— Я могу быть очень нежным, а могу быть грубым. Выбирай, — зашептал Гор, опалив щёку горячим дыханием.
Он склонился ниже, сдавливая горло и заставляя разомкнуть сжатые челюсти.
— Ты не Гор, — с хрипом выдохнула я.
Ответом был смех. Грубый, каркающий, чужой. А следом холодные губы безжалостно впились в мои, забирая остатки воздуха и вытягивая на поверхность горячий поток силы.
Обжигающие тугие нити прошили руки и позвоночник, заставляя выгибаться дугой. Они всё сильнее раскалялись, словно не желали быть выпитыми чудовищем в капюшоне. Но Гор продолжал удерживать горло, углубляя поцелуй, и постепенно боль начала отступать. Обжигающий поток иссякал, а его место занимала пустота. Там, где струился жидкий огонь, оседал безжизненный пепел. Там, где кипели неистовые чувства, поселялось безразличие.
Напряжение отступило. Я безвольно распласталась на камне. Мои губы терзал мужчина, в которого я была тайно влюблена с самого первого дня в приюте, его руки бесстыдно шарили по моему телу, но этот факт меня больше не трогал. Даже отвращение, захлестнувшее поначалу, отступило. Я только отстранённо думала, что Арон забирал излишки силы иначе, бережно, его прикосновения были приятны, но тогда мне не с чем было сравнить, а сейчас…
Я устало прикрыла глаза, не в силах додумать последнюю мысль и желая, чтобы это скорее прекратилось, но правое запястье нестерпимо полыхнуло огнём, заставляя вернуться в действительность, а после стало лёгким, почти невесомым. Ум ещё не понял, что произошло, а тело уже сработало. Призванный нож приятно лёг в ладонь, пальцы сомкнулись на шершавой рукояти, и я замахнулась, целясь в шею противника.
Удар почти достиг цели, когда рука была грубо перехвачена в полёте. Гор резко прервал поцелуй, болезненно прикусив губу, и замер, глядя на сияющий золотой браслет. Дар Аджайи проступил металлической тяжестью и нестерпимым блеском мерцающих узоров.
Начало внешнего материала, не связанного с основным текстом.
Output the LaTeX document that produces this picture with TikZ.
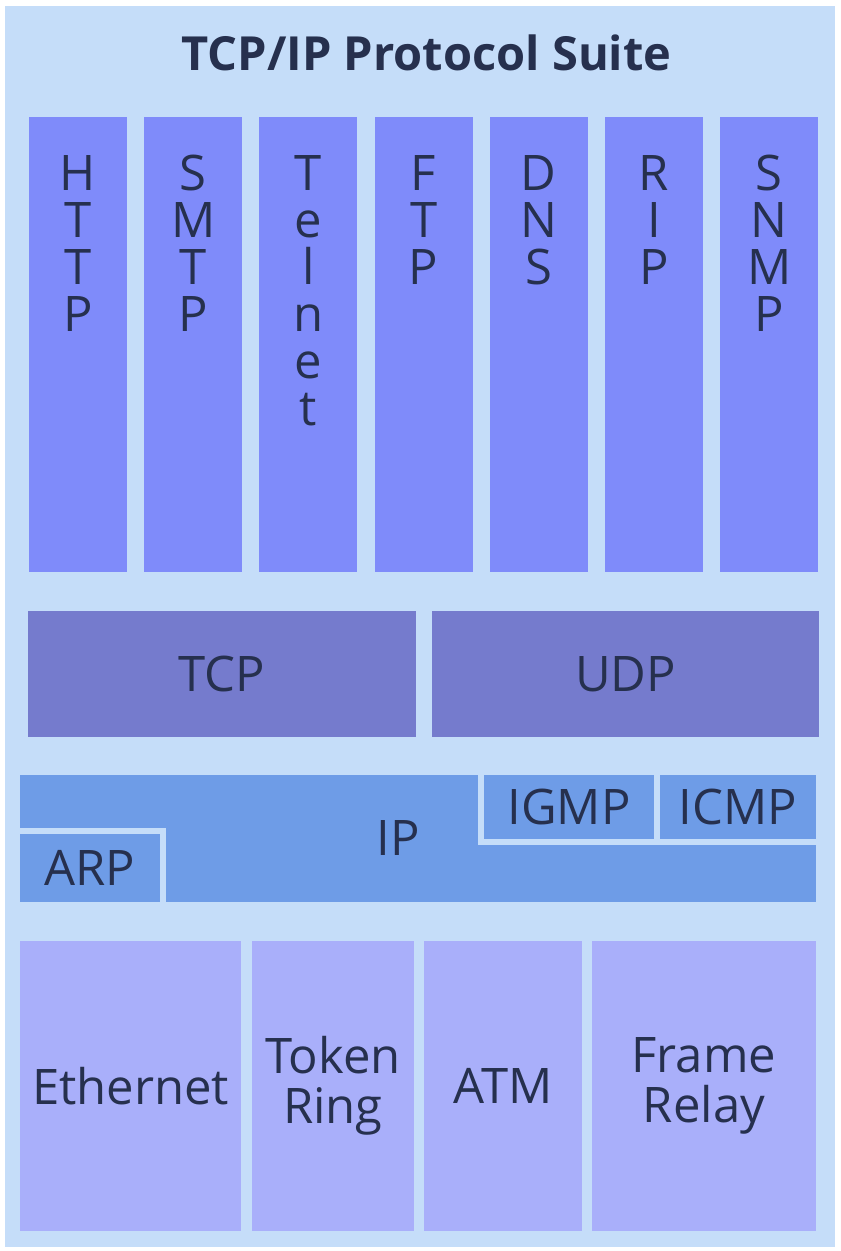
\documentclass[tikz,border=0pt]{standalone}
\usepackage{fontspec}
\setmainfont{Open Sans}
\usetikzlibrary{positioning}

\definecolor{panel}{RGB}{197,221,249}
\definecolor{appblue}{RGB}{127,139,250}
\definecolor{transblue}{RGB}{117,123,205}
\definecolor{ipblue}{RGB}{110,156,231}
\definecolor{linkblue}{RGB}{169,175,250}
\definecolor{ink}{RGB}{38,48,78}

\tikzstyle{layer} = [
    rectangle,
    anchor=north west,
    inner sep=0pt,
    outer sep=0pt,
    align=center,
    text=ink,
    font=\fontsize{49}{50}\selectfont
]
\tikzstyle{app} = [layer, fill=appblue, minimum width=98pt, minimum height=455pt]
\tikzstyle{transport} = [layer, fill=transblue, minimum height=126pt]
\tikzstyle{network} = [layer, fill=ipblue, minimum height=127pt]
\tikzstyle{inset} = [layer, fill=ipblue, draw=panel, line width=6pt]
\tikzstyle{link} = [layer, fill=linkblue, minimum height=290pt]
\tikzstyle{letters} = [anchor=north, inner sep=0pt, align=center, text=ink, font=\fontsize{49}{47}\selectfont]

\begin{document}
\begin{tikzpicture}[x=1pt, y=-1pt]
    \useasboundingbox [fill=white] (0, 0) rectangle (841, 1251);

    % Panel and title.
    \node (suite) [layer, fill=panel, minimum width=830pt, minimum height=1241pt] at (5, 6) {};
    \node (title) [anchor=base, inner sep=0pt, text=ink, font=\fontsize{47}{50}\selectfont\bfseries] at (426.5, 70) {TCP/IP Protocol Suite};

    % Application layer.
    \node (http) [app] at (29, 117) {};
    \node (smtp) [app] at (144.2, 117) {};
    \node (telnet) [app] at (259.4, 117) {};
    \node (ftp) [app] at (374.6, 117) {};
    \node (dns) [app] at (489.8, 117) {};
    \node (rip) [app] at (605, 117) {};
    \node (snmp) [app] at (720.2, 117) {};

    \node (http text) [letters, below=38pt of http.north] {H\\T\\T\\P};
    \node (smtp text) [letters, below=38pt of smtp.north] {S\\M\\T\\P};
    \node (telnet text) [letters, below=38pt of telnet.north] {T\\e\\l\\n\\e\\t};
    \node (ftp text) [letters, below=38pt of ftp.north] {F\\T\\P};
    \node (dns text) [letters, below=38pt of dns.north] {D\\N\\S};
    \node (rip text) [letters, below=38pt of rip.north] {R\\I\\P};
    \node (snmp text) [letters, below=38pt of snmp.north] {S\\N\\M\\P};

    % Transport layer.
    \node (tcp) [transport, minimum width=388pt] at (28, 611) {TCP};
    \node (udp) [transport, minimum width=387pt] at (432, 611) {UDP};

    % Internet layer.
    \node (ip) [network, minimum width=796pt] at (20, 775) {};
    \node (arp) [inset, minimum width=146pt, minimum height=74pt] at (17, 831) {ARP};
    \node (igmp) [inset, minimum width=176pt, minimum height=70pt] at (481, 772) {IGMP};
    \node (icmp) [inset, minimum width=162pt, minimum height=70pt] at (657, 772) {ICMP};
    \node (ip text) [text=ink, inner sep=0pt, font=\fontsize{49}{50}\selectfont] at (398, 838) {IP};

    % Link layer.
    \node (ethernet) [link, minimum width=221pt] at (20, 941) {Ethernet};
    \node (token ring) [link, minimum width=162pt] at (252, 941) {Token\\Ring};
    \node (atm) [link, minimum width=158pt] at (424, 941) {ATM};
    \node (frame relay) [link, minimum width=224pt] at (592, 941) {Frame\\Relay};
\end{tikzpicture}
\end{document}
— Что это за мерзость? — прошипел он.
А я впервые увидела лицо под капюшоном. Огрубевшее, с обострившимися чертами, изуродованное ожогом по всей левой части. Но больше всего меня поразили глаза: злые, горящие ненавистью чёрные омуты. По телу прокатилась дрожь. Неужели пожар изувечил не только лицо, но и душу Гора? И если бы я успела ему помочь, возможно ли, что он не превратился в такое чудовище? А может, всё это время я лелеяла чувства к человеку, которого никогда не существовало…
От последней мысли сердце болезненно сжалось. В такое было трудно поверить. Признать, принять, смириться. И в то же время свести воедино два совершенно разных образа тоже было нельзя.